World Premiere of Follow Suit — music by Griffin Candey, libretto by Emily Anderson
Cast: Kathryn Frady and Morgan Smith
Stage Director: Matthew Haney
Conductor: Griffin Candey
Windows on the Park Lounge in Holiday Inn World’s Fair Park
Friday and Saturday, March 9 and 10, 8:00 PM
Tickets
When Marble City Opera sprang to life in May 2013, few could have envisioned that five years later it would have defined the sub-genre of chamber opera performance in Knoxville. Over those five years, the organization has also embraced eclecticism in its choice of works and performance spaces—from notable and familiar 20th Century works like Menotti’s Amahl and the Night Visitors in a church nave, to non-traditional venues for familiar 19th Century works like La Traviata performed at Westwood, to an all-female version of La Bohème in a nightclub, and to contemporary works like The Stronger and Amelia Lost.
Part of MCO’s mission is also giving life to brand new chamber operas. That mission has driven their next production, the world premiere of Follow Suit by composer Griffin Candey and librettist Emily Anderson. Once again, MCO has gravitated to a reality-based venue in which singers and audience are intermingled in the same space—the Lounge at Windows on the Park at the Holiday Inn World’s Fair Park.
Appropriately, Follow Suit is set in a hotel bar and the two characters are Jo, the bartender, sung by soprano and Marble City Opera artistic director Kathryn Frady, and a sole customer, Hixon, sung by baritone Morgan Smith. From MCO’s plot synopsis:
“A comic wedding-centric romp set in a hotel bar. A lone bartender (Jo) serves a lone man (Hixon) who seems to be separating himself from something. Through their flash-in-the-pan interaction, we draw out both the backstory of each of them Jo still very much reeling from having cancelled her own wedding, and Hixon facing down his apprehension about long term relationships and the foolish, selfish trends that surround the modern wedding. Who is a wedding for? What do we hold onto for tradition’s sake, and what do we hold onto because others demand it? Full of both tongue-in-cheek energy and genuine self-reflection, Follow Suit stands true to one central theme: no one can tell you that there’s right way to live your life.”

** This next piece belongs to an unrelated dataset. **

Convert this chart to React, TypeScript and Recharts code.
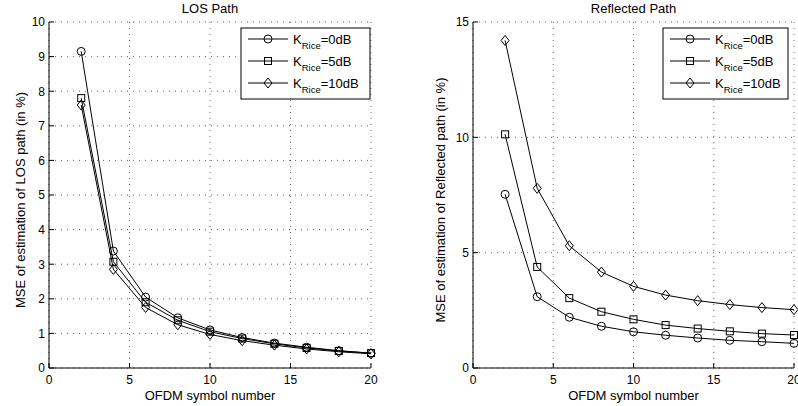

Follow Suit is the second MCO production featuring a Griffin Candey score, the first being Sweets By Kate from 2016. Following that production, Frady introduced Emily Anderson to Candey and the pair began talking about the idea of collaborating on an opera for MCO.
“The original idea was Griffin’s,” explains Frady. “Since his bar-tending days in college, he had wanted to see an opera based on the human drama that takes place in a hotel bar where guests gather during the photography session of a big wedding. Emily started with that setting and created Jo and Hixon. As they tell their stories, a host of other characters we don’t see come to life. When Emily started writing, she didn’t know what the plot would be or the outcome. The double love stories developed pretty much on their own, as did the happy ending.”
Since Marble City Opera doesn’t have their own theatre, the choice of performance space becomes part of the experience. “This opera is tailored to that idea,” Frady says, “all the way down to the ensemble we chose—Piano, Clarinet, and Cello. I wanted the ensemble to be small enough to fit easily into a bar, but also be a combination that you might actually see in a hotel bar. I even went as far to ask Griffin to compose music for the ensemble that could be played as guests arrive into the space, as to really immerse the audience into the story.”
Candey’s previous score for Sweets By Kate featured an intriguing melodic and textural complexity, something that promises to be the case with Follow Suit.
“Textures are really meant to highlight the different characters that we see and hear about in the opera,” explains Candey. “…the main characters that we see, as well as the whole coterie of clambering family members and priests and everyone else who have their hands in this wedding, some of whom want to make it all about them.”
“Jo’s music is very fast,” offers Frady, “and even has what Griffin is calling a patter aria, which is an unusual opportunity for a soprano. There is a lot of text which Griffin sets in the rhythm and notes very well, but it is very fast. The opera is challenging to sing because it sits in the passaggio [transition between registers] for a lot of the music … It is also wonderful working with such a talented singer and musician like Morgan Smith, who is very precise in his attention to detail.”
It seems Smith’s attention to detail has plenty to work with in Follow Suit.
“It is challenging for a composer and librettist to get the audience laughing about a subject as serious as marriage,” says Smith. “The subject seems to be where all of our fears and insecurities intersect. Jo and Hixon give voice to these fears, while conjuring the stereotypes and the ridiculous aspects of the institution, and the ceremony surrounding it. Something truly special about their interaction is that they are complete strangers, “scared as hell,” and yet they open up and express their deepest vulnerabilities to each other.”